The Providers of Abortion
The dominant image of providers of abortion is one of compassionate men and women who provide a much appreciated medical service in clean and carefully regulated (because legal!) facilities. Not only are they compassionate, the image continues, but they are even heroic, as they provide this service amidst the criticisms of those who oppose abortion.
There are two strong antidotes to this false image.
One is the testimony of those who used to work in the abortion industry and no longer do. I know many of them personally. Some of them speak publicly; hundreds do not. Their stories need to be heard, as they explain the hatred that so many abortion providers have for women. One friend of mine described how the abortionist she worked for deliberately used a method that caused more pain because "he said he liked to inflict pain on women." Video and audio tapes of such testimony are available. (See the conclusion of this article for information on how to contact Priests for Life.)
The other powerful tool is the book Lime 5, which describes documented cases of how the abortion industry deceives, injures, sexually abuses, and kills women in so-called safe and legal abortion facilities. Besides the fallacy that what is legal is moral, there is a deadly fallacy that what is legal is safe. The image conveyed by the slogan "safe and legal abortion" makes one feel that because it is legal, it is safe. A reading of Lime 5 proves that this does not follow. When those who are not doctors pose as doctors in abortion facilities, and when those facilities do not even sterilize the instruments, it is time to clean things up. Abortion providers have a serious image problem: it is far too good. (Contact Priests for Life for information on how to obtain this book.)
The Pro-Life Movement
A final area in which a truer image needs to be communicated is that of the pro-life movement itself.
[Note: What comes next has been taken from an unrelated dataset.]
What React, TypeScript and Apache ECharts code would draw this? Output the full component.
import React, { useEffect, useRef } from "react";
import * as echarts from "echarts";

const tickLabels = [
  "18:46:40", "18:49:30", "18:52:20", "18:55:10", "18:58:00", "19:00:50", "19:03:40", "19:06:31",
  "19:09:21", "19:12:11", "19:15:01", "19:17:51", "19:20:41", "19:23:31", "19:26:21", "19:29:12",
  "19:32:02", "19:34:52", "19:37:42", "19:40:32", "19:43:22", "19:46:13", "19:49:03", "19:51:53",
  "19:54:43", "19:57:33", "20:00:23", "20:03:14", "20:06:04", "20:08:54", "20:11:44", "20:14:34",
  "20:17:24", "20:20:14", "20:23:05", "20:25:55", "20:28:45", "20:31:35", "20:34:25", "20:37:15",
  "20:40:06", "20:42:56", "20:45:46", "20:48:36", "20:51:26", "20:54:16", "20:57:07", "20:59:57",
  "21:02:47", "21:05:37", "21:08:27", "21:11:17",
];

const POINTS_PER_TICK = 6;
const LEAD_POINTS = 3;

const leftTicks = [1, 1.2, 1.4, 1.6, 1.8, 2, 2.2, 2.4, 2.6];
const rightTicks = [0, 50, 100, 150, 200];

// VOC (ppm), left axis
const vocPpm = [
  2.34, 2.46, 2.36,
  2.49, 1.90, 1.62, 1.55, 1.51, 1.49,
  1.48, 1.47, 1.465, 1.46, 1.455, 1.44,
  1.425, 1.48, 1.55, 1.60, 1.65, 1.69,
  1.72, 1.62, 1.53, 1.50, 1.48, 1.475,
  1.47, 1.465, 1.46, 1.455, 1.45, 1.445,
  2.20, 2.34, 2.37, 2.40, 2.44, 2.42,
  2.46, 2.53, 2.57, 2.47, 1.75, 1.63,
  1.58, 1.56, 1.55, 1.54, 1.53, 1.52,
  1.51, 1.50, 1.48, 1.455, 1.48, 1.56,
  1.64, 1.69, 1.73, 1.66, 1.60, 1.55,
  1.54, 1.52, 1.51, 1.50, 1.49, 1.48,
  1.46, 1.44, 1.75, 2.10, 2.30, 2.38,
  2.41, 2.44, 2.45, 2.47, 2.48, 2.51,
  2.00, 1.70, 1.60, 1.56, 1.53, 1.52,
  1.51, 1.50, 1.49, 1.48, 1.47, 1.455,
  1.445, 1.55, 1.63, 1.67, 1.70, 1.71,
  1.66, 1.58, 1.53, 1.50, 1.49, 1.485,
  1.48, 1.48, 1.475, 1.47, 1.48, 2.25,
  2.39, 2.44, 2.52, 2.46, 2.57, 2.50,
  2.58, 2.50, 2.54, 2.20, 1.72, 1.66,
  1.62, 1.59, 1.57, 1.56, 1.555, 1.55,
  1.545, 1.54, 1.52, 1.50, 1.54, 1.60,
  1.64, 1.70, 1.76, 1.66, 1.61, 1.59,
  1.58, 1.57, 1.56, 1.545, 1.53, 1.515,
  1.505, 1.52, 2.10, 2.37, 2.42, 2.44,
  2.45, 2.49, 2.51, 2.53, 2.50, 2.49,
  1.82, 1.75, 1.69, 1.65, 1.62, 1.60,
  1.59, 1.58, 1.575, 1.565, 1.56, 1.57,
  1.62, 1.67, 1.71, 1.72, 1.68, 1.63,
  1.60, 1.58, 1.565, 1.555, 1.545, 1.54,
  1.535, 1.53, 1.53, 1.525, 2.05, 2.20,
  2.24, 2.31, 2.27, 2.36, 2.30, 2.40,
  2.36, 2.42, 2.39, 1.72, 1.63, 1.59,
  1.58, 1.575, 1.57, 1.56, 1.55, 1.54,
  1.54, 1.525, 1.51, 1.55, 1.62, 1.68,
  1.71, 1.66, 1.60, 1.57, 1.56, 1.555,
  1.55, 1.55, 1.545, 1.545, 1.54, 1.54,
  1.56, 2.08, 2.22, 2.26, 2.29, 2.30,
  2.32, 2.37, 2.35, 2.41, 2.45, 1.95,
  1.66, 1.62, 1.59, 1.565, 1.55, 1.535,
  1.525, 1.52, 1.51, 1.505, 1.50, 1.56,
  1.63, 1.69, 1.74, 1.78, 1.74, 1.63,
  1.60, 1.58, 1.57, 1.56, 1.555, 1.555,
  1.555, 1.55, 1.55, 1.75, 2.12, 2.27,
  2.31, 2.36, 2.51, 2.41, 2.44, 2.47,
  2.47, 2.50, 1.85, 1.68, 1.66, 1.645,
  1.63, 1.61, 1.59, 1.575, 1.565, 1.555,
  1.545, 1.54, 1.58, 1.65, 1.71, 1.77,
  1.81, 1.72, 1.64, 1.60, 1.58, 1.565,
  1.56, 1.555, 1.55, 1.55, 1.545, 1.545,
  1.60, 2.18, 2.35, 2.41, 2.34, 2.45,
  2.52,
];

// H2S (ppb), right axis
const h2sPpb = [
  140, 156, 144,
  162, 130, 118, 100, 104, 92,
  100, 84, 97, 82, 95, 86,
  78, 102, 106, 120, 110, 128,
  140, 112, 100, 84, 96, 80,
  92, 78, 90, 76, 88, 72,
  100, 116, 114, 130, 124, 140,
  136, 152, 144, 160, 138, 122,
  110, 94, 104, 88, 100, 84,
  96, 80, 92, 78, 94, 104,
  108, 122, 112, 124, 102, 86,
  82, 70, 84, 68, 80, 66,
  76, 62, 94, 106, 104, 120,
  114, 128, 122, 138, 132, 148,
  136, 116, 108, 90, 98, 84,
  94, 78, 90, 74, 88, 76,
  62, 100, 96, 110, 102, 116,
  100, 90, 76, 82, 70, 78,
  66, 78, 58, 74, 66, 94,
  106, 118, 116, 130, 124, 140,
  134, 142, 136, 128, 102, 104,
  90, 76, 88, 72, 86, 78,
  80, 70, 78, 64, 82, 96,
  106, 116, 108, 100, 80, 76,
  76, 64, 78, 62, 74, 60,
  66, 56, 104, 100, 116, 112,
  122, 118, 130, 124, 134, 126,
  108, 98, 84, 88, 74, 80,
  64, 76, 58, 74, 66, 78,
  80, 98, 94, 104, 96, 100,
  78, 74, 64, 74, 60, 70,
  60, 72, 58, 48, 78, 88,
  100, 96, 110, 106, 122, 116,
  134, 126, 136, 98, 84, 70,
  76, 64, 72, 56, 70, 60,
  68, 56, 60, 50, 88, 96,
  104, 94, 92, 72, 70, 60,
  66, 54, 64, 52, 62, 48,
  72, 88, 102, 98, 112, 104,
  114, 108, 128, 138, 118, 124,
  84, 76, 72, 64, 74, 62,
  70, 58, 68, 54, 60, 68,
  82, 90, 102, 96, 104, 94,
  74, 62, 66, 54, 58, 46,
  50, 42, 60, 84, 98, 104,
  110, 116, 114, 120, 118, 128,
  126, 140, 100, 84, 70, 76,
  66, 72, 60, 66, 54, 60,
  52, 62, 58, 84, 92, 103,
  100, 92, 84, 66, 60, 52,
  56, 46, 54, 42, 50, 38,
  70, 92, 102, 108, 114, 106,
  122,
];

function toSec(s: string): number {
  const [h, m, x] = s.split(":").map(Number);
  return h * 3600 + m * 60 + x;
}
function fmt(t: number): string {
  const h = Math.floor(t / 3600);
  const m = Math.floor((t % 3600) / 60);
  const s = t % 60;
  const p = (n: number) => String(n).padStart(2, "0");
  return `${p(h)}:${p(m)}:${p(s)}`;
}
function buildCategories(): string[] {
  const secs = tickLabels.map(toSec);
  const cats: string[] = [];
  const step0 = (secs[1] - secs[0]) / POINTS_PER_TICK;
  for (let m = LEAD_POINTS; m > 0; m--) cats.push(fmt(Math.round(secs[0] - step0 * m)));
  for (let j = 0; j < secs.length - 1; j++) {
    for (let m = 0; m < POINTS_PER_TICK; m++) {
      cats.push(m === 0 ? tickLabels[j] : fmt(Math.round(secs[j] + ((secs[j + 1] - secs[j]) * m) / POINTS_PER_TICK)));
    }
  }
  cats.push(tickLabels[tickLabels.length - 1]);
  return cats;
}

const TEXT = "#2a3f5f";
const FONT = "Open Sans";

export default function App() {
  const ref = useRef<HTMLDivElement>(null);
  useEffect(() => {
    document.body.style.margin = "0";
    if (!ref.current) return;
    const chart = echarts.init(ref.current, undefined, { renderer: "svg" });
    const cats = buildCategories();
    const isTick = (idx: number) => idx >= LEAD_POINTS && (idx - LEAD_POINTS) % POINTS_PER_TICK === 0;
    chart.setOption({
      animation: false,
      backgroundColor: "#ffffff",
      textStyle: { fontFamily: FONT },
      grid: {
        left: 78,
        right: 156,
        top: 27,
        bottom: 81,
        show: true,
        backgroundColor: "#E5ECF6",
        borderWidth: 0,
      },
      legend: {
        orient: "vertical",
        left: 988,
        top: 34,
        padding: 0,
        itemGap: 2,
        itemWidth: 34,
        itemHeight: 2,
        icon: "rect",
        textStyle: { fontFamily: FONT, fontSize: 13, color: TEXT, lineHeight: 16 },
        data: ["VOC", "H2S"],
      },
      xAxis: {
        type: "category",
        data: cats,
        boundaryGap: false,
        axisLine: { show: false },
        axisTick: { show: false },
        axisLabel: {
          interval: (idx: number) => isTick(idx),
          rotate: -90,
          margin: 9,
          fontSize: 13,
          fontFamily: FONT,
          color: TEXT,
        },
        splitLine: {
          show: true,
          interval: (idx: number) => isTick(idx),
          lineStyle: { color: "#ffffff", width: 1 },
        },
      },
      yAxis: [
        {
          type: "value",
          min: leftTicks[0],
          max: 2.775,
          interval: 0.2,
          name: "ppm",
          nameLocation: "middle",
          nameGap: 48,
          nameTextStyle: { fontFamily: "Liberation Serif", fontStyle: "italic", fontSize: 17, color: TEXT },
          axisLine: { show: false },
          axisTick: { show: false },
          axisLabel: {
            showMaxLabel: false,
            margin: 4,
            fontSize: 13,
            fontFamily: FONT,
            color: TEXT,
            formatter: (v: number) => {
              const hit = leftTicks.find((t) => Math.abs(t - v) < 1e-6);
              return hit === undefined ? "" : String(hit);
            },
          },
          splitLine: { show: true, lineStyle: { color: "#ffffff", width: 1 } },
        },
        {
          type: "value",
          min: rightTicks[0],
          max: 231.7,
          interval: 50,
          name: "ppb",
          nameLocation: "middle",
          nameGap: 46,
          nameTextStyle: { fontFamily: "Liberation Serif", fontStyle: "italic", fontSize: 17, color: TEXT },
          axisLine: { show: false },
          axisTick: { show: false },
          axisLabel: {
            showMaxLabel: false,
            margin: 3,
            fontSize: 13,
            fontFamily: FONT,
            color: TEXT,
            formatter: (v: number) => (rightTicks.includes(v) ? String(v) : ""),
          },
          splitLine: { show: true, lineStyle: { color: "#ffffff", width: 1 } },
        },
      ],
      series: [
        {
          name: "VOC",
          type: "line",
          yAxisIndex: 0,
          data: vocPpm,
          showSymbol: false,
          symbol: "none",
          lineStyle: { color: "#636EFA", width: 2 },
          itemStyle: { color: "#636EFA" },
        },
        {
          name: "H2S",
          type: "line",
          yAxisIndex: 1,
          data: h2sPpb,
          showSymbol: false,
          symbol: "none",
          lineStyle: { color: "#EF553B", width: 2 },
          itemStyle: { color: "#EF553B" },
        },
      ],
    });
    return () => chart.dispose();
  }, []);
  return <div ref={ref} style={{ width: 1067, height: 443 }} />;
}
This movement to defend the youngest members of the human family is the largest, most selfless and peaceful grassroots movement in the history of America. The majority of the people, time, energy, and resources of this movement are directed to providing alternatives to abortion. Without pay or popularity, people of all walks of life take such women into their homes, provide them friendship and acceptance, pay their medical expenses, set them up with employment, and give them the confidence to be good mothers. There are, in fact, more crisis pregnancy assistance centers in America than there are abortion facilities. This is a movement that loves a segment of humanity that as of now cannot love them back, and cannot thank or even acknowledge them. This, furthermore, is not a movement that says, "Love the child and forget the mother." Rather, it is a movement that says, in word and action, "Why can't we love them both?"
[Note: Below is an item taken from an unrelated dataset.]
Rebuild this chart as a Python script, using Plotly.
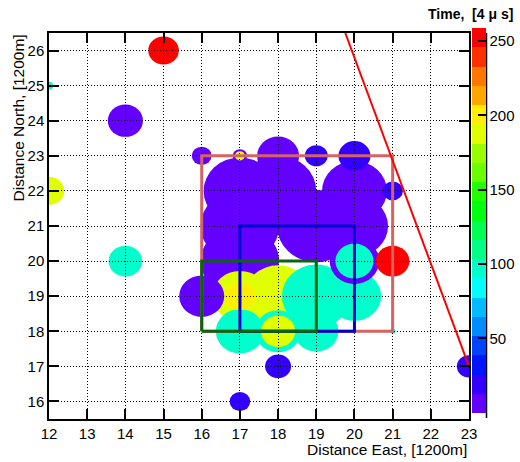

Contrast this reality with the image so often painted of the pro-life movement: an insensitive, fringe element bent on violence and on depriving women of their legitimate rights!
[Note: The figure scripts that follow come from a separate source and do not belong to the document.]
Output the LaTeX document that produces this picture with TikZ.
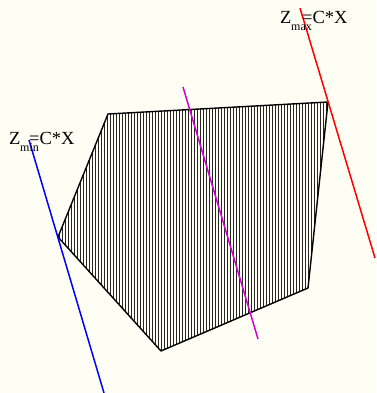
\documentclass[tikz,border=0pt]{standalone}
\usepackage{fontspec}
\setmainfont{Liberation Serif}
\definecolor{bg}{RGB}{255,254,245}
\definecolor{mag}{RGB}{210,0,210}
\begin{document}
\begin{tikzpicture}[x=1pt,y=-1pt,
  lbl/.style={anchor=base west,inner sep=0pt,font=\fontsize{18.5}{18.5}\selectfont},
  sub/.style={anchor=base west,inner sep=0pt,font=\fontsize{12}{12}\selectfont},
  edge/.style={line width=1.4pt,black,line join=round},
  objline/.style={line width=1.5pt}]
\fill[bg] (0,0) rectangle (376,393);
\useasboundingbox (0,0) rectangle (376,393);
\coordinate (A) at (108,114);
\coordinate (B) at (328,102);
\coordinate (C) at (308,288);
\coordinate (D) at (161,351);
\coordinate (E) at (58,237);
\begin{scope}
\clip (A) -- (B) -- (C) -- (D) -- (E) -- cycle;
\foreach \x in {59,62,...,330} \draw[line width=1pt,black!85] (\x,95) -- (\x,360);
\end{scope}
\draw[edge] (A) -- (B) -- (C) -- (D) -- (E) -- cycle;
% objective lines
\coordinate (b1) at (29,140); \coordinate (b2) at (104,393);
\coordinate (m1) at (183,87); \coordinate (m2) at (258,339);
\coordinate (r1) at (300,8); \coordinate (r2) at (375,258);
\draw[objline,blue] (b1) -- (b2);
\draw[objline,mag] (m1) -- (m2);
\draw[objline,red] (r1) -- (r2);
% labels
\node[lbl] (zmaxZ) at (280,24) {Z};
\node[sub] (zmaxs) at (291,31) {max};
\node[lbl] (zmaxe) at (302,24) {=C*X};
\node[lbl] (zminZ) at (9,144) {Z};
\node[sub] (zmins) at (20,151) {min};
\node[lbl] (zmine) at (29,144) {=C*X};
\end{tikzpicture}
\end{document}
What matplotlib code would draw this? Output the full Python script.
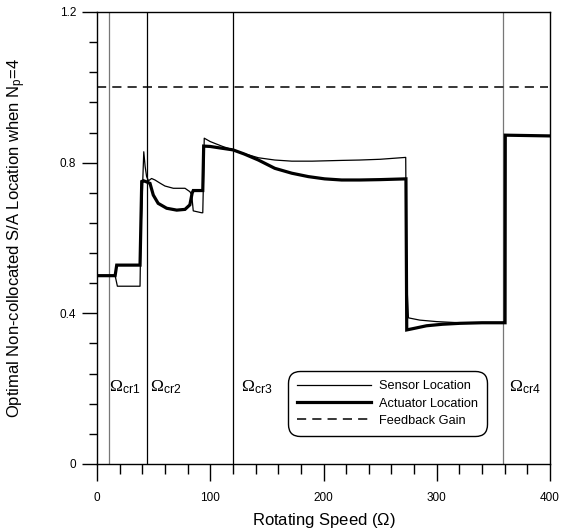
import matplotlib
matplotlib.use("Agg")
import matplotlib.pyplot as plt
from matplotlib.ticker import MultipleLocator, FixedLocator

plt.rcParams['font.family'] = ['Liberation Sans', 'DejaVu Sans']
plt.rcParams['mathtext.fontset'] = 'custom'
plt.rcParams['mathtext.rm'] = 'Liberation Serif'
plt.rcParams['mathtext.sf'] = 'Liberation Sans'
plt.rcParams['mathtext.it'] = 'Liberation Sans:italic'

# ---- data ----
sensor_x = [0, 16, 18, 38, 38.6, 40.5, 41.3, 42.5, 43.8, 45.5, 48.2, 51.2, 56, 60, 67.4,
            77.7, 82, 83.6, 85, 92.4, 93.4, 94.2, 94.7, 100, 105, 111, 120, 130, 142.5,
            157, 172, 190, 216, 232, 250, 272.6, 273.3, 275, 285, 300, 320, 340, 358.8,
            360.3, 360.6, 400]
sensor_y = [0.500, 0.500, 0.472, 0.472, 0.600, 0.760, 0.829, 0.790, 0.763, 0.752, 0.758,
            0.754, 0.745, 0.738, 0.732, 0.732, 0.723, 0.715, 0.672, 0.667, 0.667, 0.780,
            0.865, 0.856, 0.850, 0.843, 0.834, 0.824, 0.813, 0.807, 0.804, 0.804, 0.806,
            0.807, 0.809, 0.814, 0.500, 0.388, 0.382, 0.378, 0.375, 0.375, 0.375, 0.375,
            0.873, 0.871]

actuator_x = [0, 16, 17.4, 38, 39.5, 41, 43.8, 46.8, 49.7, 54, 61.5, 70.4, 77.7, 82, 84,
              85, 93.4, 94.2, 100, 111, 120, 130, 142.5, 157, 172, 186.6, 201, 216, 232,
              250, 272.8, 273.5, 280, 291, 305, 320.5, 340, 358.8, 360.3, 360.5, 400]
actuator_y = [0.500, 0.500, 0.528, 0.528, 0.750, 0.752, 0.749, 0.745, 0.714, 0.692, 0.679,
              0.674, 0.676, 0.688, 0.719, 0.726, 0.726, 0.844, 0.843, 0.838, 0.834, 0.823,
              0.807, 0.785, 0.772, 0.763, 0.757, 0.754, 0.754, 0.755, 0.757, 0.356, 0.360,
              0.367, 0.371, 0.3735, 0.375, 0.375, 0.375, 0.873, 0.871]

gain_x = [0, 398]
gain_y = [1.0, 1.0]

critical_speeds = [10.6, 44.4, 120.4, 358.2]
critical_labels = ['cr1', 'cr2', 'cr3', 'cr4']
critical_label_x = [11, 47, 127, 364]
critical_colors = ['#777777', 'black', 'black', '#777777']

x_ticks = [0, 100, 200, 300, 400]
y_ticks = [0, 0.4, 0.8, 1.2]
y_tick_labels = ['0', '0.4', '0.8', '1.2']

# ---- figure ----
fig = plt.figure(figsize=(5.67, 5.32), dpi=100)
ax = fig.add_axes([97/567, 68/532, 453/567, 452/532])

for xc, col in zip(critical_speeds, critical_colors):
    ax.axvline(xc, color=col, lw=0.9, zorder=1)

ax.plot(sensor_x, sensor_y, color='black', lw=0.9, label='Sensor Location', zorder=3)
ax.plot(actuator_x, actuator_y, color='black', lw=2.3, label='Actuator Location', zorder=2,
        solid_joinstyle='miter')
ax.plot(gain_x, gain_y, color='black', lw=1.1, ls=(0, (6, 4)), label='Feedback Gain')

for xl, lab in zip(critical_label_x, critical_labels):
    ax.text(xl, 0.205, r'$\mathrm{\Omega}_{\mathsf{%s}}$' % lab, fontsize=12.5,
            ha='left', va='center')

ax.set_xlim(0, 400)
ax.set_ylim(0, 1.2)
ax.xaxis.set_major_locator(FixedLocator(x_ticks))
ax.xaxis.set_minor_locator(MultipleLocator(20))
ax.yaxis.set_major_locator(FixedLocator(y_ticks))
ax.set_yticklabels(y_tick_labels)
ax.yaxis.set_minor_locator(MultipleLocator(0.08))

ax.tick_params(axis='x', which='major', direction='out', length=12, width=1.0,
               labelsize=8.5, pad=8)
ax.tick_params(axis='x', which='minor', direction='out', length=7, width=1.0)
ax.tick_params(axis='y', which='major', direction='out', length=11, width=1.0,
               labelsize=8.5, pad=4)
ax.tick_params(axis='y', which='minor', direction='out', length=6, width=1.0)
for s in ax.spines.values():
    s.set_linewidth(1.0)

ax.set_xlabel(r'Rotating Speed ($\mathsf{\Omega}$)', fontsize=12)
ax.xaxis.set_label_coords(0.5, -0.103)
ax.set_ylabel(r'Optimal Non-collocated S/A Location when N$_\mathsf{p}$=4', fontsize=12)
ax.yaxis.set_label_coords(-0.152, 0.5)

leg = ax.legend(loc='upper left', bbox_to_anchor=(0.428, 0.199), fontsize=9.2,
                frameon=True, fancybox=True, edgecolor='black', framealpha=1,
                handlelength=5.8, handletextpad=0.6, labelspacing=0.4,
                borderpad=0.5, borderaxespad=0)
leg.get_frame().set_linewidth(1.0)
leg.get_frame().set_boxstyle('round,pad=0.2,rounding_size=0.9')

fig.savefig('out.png', dpi=100)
Images are powerful. They define reality for people, especially when they come from that electronic tube we call television. Yet when it comes to abortion, the women who obtain it, those who provide it, and those who fight it, the images usually contradict the reality. The pro-life movement has proved itself quite capable of winning the arguments over the morality of abortion. In order to end abortion, however, it must also win the war of images. It has the tools, some of which I have mentioned. The task now lies before us to use those tools daily and in an expert way, whether in the mass media or in conversation with a neighbor. As we accomplish that task, it will once again be clear that the truth will set us free!